→ **DESCRIPTION OF THE TASK**
Exactly retype the lines from the top of the data through the line containing "import pandas as pd", leaving out every picture.

→ **DATASET SECTION**
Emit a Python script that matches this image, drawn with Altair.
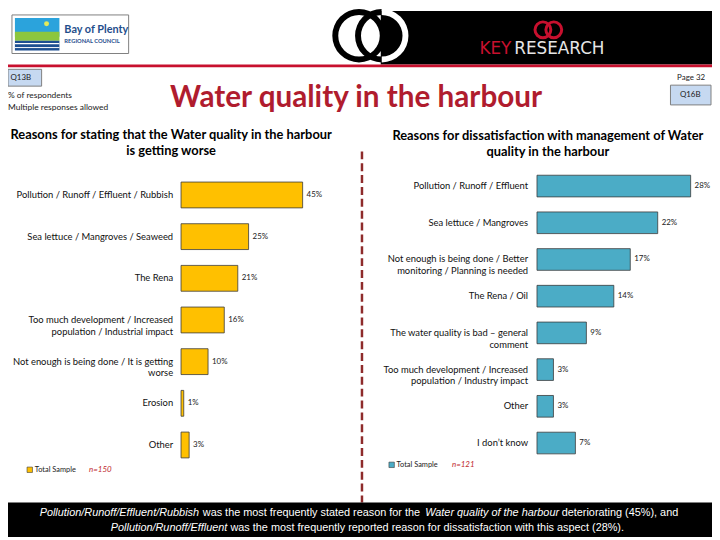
import math
import altair as alt
import pandas as pd

# ---------------- data ----------------
left_categories = [
    "Pollution / Runoff / Effluent / Rubbish",
    "Sea lettuce / Mangroves / Seaweed",
    "The Rena",
    "Too much development / Increased\npopulation / Industrial impact",
    "Not enough is being done / It is getting\nworse",
    "Erosion",
    "Other",
]
left_values = [45, 25, 21, 16, 10, 1, 3]

right_categories = [
    "Pollution / Runoff / Effluent",
    "Sea lettuce / Mangroves",
    "Not enough is being done / Better\nmonitoring / Planning is needed",
    "The Rena / Oil",
    "The water quality is bad \u2013 general\ncomment",
    "Too much development / Increased\npopulation / Industry impact",
    "Other",
    "I don\u2019t know",
]
right_values = [28, 22, 17, 14, 9, 3, 3, 7]

left_n = "n=150"
right_n = "n=121"

FONT = "Lato"
GOLD = "#FFC000"
TEAL = "#4BACC6"
DARKRED = "#B01C2E"
NB = "\u00a0"
SUMFONT = "Liberation Sans Narrow, Liberation Sans"

one = pd.DataFrame({"k": [0]})


def txt(s, x, y, size=9, color="#000000", weight="normal", style="normal",
        align="left", baseline="middle", font=FONT):
    return alt.Chart(one).mark_text(
        text=s, fontSize=size, color=color, fontWeight=weight, fontStyle=style,
        align=align, baseline=baseline, font=font
    ).encode(x=alt.value(x), y=alt.value(y))


def rect(x, y, x2, y2, fill, stroke=None, sw=1.0):
    kw = dict(color=fill)
    if stroke is not None:
        kw.update(stroke=stroke, strokeWidth=sw)
    return alt.Chart(one).mark_rect(**kw).encode(
        x=alt.value(x), x2=alt.value(x2), y=alt.value(y), y2=alt.value(y2))


def arc(cx, cy, r, r2, t0, t1, color):
    return alt.Chart(one).mark_arc(
        radius=r, radius2=r2, theta=t0, theta2=t1, color=color
    ).encode(x=alt.value(cx), y=alt.value(cy))


def hline(x, x2, y, color, sw=1.0, dash=None):
    kw = dict(color=color, strokeWidth=sw)
    if dash:
        kw["strokeDash"] = dash
    return alt.Chart(one).mark_rule(**kw).encode(
        x=alt.value(x), x2=alt.value(x2), y=alt.value(y))


def vline(x, y, y2, color, sw=1.0, dash=None):
    kw = dict(color=color, strokeWidth=sw)
    if dash:
        kw["strokeDash"] = dash
    return alt.Chart(one).mark_rule(**kw).encode(
        x=alt.value(x), y=alt.value(y), y2=alt.value(y2))


# ---------------- bar panels ----------------
def panel(cats, vals, color, xdomain, xrange, yrange, pin, label_x):
    df = pd.DataFrame({"cat": cats, "v": vals})
    xs = alt.Scale(domain=xdomain, range=xrange, zero=True, nice=False)
    ys = alt.Scale(domain=cats, range=yrange, paddingInner=pin, paddingOuter=pin / 2)
    base = alt.Chart(df)
    bars = base.mark_bar(color=color, stroke="#3a3a3a", strokeWidth=0.8).encode(
        x=alt.X("v:Q", scale=xs, axis=None),
        y=alt.Y("cat:N", scale=ys, axis=None, sort=cats),
    )
    pct = base.transform_calculate(lab="datum.v + '%'").mark_text(
        align="left", baseline="middle", dx=4, fontSize=8, font=FONT, color="#222222"
    ).encode(
        x=alt.X("v:Q", scale=xs, axis=None),
        y=alt.Y("cat:N", scale=ys, axis=None, sort=cats),
        text="lab:N",
    )
    labels = base.mark_text(
        align="right", baseline="middle", fontSize=9.5, font=FONT, color="#111111",
        lineBreak="\n", lineHeight=12
    ).encode(
        x=alt.value(label_x),
        y=alt.Y("cat:N", scale=ys, axis=None, sort=cats),
        text="cat:N",
    )
    return alt.layer(bars, pct, labels)


left_panel = panel(left_categories, left_values, GOLD, [0, 50],
                   [175, 175 + 50 * 2.733], [165, 460], 0.38, 167)
right_panel = panel(right_categories, right_values, TEAL, [0, 30],
                    [535, 535 + 30 * 5.55], [158.5, 455.5], 0.41, 526)

# ---------------- decorations ----------------
deco = [
    # header band and rings
    rect(377, 0, 712, 54, "#000000"),
    hline(0, 712, 55.5, "#C8102E", sw=3),
    arc(355, 25, 27, 21, 0, 2 * math.pi, "#000000"),
    arc(378, 25, 27, 21, math.pi, 2 * math.pi, "#000000"),
    arc(378, 25, 27, 21, 0, math.pi, "#FFFFFF"),
    # KeyResearch logo
    arc(541, 19, 9.5, 6.5, 0, 2 * math.pi, "#C8102E"),
    arc(552, 19, 9.5, 6.5, 0, 2 * math.pi, "#C8102E"),
    txt("KEY", 509, 39, size=17, color="#C8102E", align="right", font="DejaVu Sans"),
    txt("RESEARCH", 512, 39, size=17, color="#E6E6E6", align="left", font="DejaVu Sans"),
    # Bay of Plenty logo
    rect(4, 4, 122, 43, "#FFFFFF", stroke="#7F7F7F", sw=1),
    rect(7, 7, 52, 26, "#2BA3DC"),
    rect(7, 21, 52, 30, "#8CC63E"),
    rect(7, 30, 52, 40, "#1D4F91"),
    hline(7, 52, 33, "#FFFFFF", sw=1.2),
    hline(7, 52, 37, "#FFFFFF", sw=1.0),
    alt.Chart(one).mark_point(shape="circle", filled=True, size=25, color="#E3EA5A",
                              opacity=1).encode(x=alt.value(39), y=alt.value(13)),
    txt("Bay of Plenty", 57, 19, size=11, color="#1F4E8C", weight="bold"),
    txt("REGIONAL COUNCIL", 57, 30, size=5.8, color="#1F4E8C", weight="bold"),
    # question boxes and notes
    rect(0, 59, 34, 76, "#C6D9F1", stroke="#7F7F7F", sw=1),
    txt("Q13B", 13, 68, size=8, color="#222222", align="center"),
    txt("% of respondents", 0, 85, size=8.5, color="#222222"),
    txt("Multiple responses allowed", 0, 97, size=8.5, color="#222222"),
    txt("Page 32", 705, 68, size=8, color="#222222", align="right"),
    rect(670, 75, 711, 95, "#C6D9F1", stroke="#7F7F7F", sw=1),
    txt("Q16B", 690, 85, size=8, color="#222222", align="center"),
    # title and subtitles
    txt("Water quality in the harbour", 352, 97, size=30, color=DARKRED, weight="bold",
        align="center", baseline="alphabetic"),
    txt("Reasons for stating that the Water quality in the harbour", 165, 125,
        size=13, weight="bold", align="center"),
    txt("is getting worse", 165, 142, size=13, weight="bold", align="center"),
    txt("Reasons for dissatisfaction with management of Water", 546, 126,
        size=13, weight="bold", align="center"),
    txt("quality in the harbour", 546, 143, size=13, weight="bold", align="center"),
    # divider
    vline(358, 142, 497, "#8E2B2B", sw=2.5, dash=[8, 4]),
    # legends
    alt.Chart(one).mark_point(shape="square", filled=True, size=30, color=GOLD,
                              stroke="#3a3a3a", strokeWidth=0.6, opacity=1
                              ).encode(x=alt.value(22), y=alt.value(464)),
    txt("Total Sample", 27, 464, size=7.5, color="#222222"),
    txt(left_n, 82, 464, size=8, color="#C0282D", style="italic"),
    alt.Chart(one).mark_point(shape="square", filled=True, size=30, color=TEAL,
                              stroke="#3a3a3a", strokeWidth=0.6, opacity=1
                              ).encode(x=alt.value(388), y=alt.value(459)),
    txt("Total Sample", 393, 459, size=7.5, color="#222222"),
    txt(right_n, 449, 459, size=8, color="#C0282D", style="italic"),
    # bottom summary band
    rect(0, 497, 712, 532, "#000000"),
    txt("Pollution/Runoff/Effluent/Rubbish", 32, 508, size=11, color="#FFFFFF",
        style="italic", font=SUMFONT),
    txt(NB + "was the most frequently stated reason for the", 197, 508, size=11,
        color="#FFFFFF", font=SUMFONT),
    txt("Water quality of the harbour", 422, 508, size=11, color="#FFFFFF",
        style="italic", font=SUMFONT),
    txt("deteriorating (45%), and", 560, 508, size=11, color="#FFFFFF",
        font=SUMFONT),
    txt("Pollution/Runoff/Effluent", 104, 523, size=11, color="#FFFFFF",
        style="italic", font=SUMFONT),
    txt(NB + "was the most frequently reported reason for dissatisfaction with this aspect (28%).",
        225, 523, size=11, color="#FFFFFF", font=SUMFONT),
]

chart = alt.layer(*deco, left_panel, right_panel).resolve_scale(
    x="independent", y="independent"
).properties(
    width=712, height=532,
    autosize=alt.AutoSizeParams(type="none"),
    padding=0,
).configure_view(stroke=None)

chart.save("out.html", embed_options={"renderer": "svg", "actions": False})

→ **FULL RESPONSE**
Emit a Python script that matches this image, drawn with Altair.
import math
import altair as alt
import pandas as pd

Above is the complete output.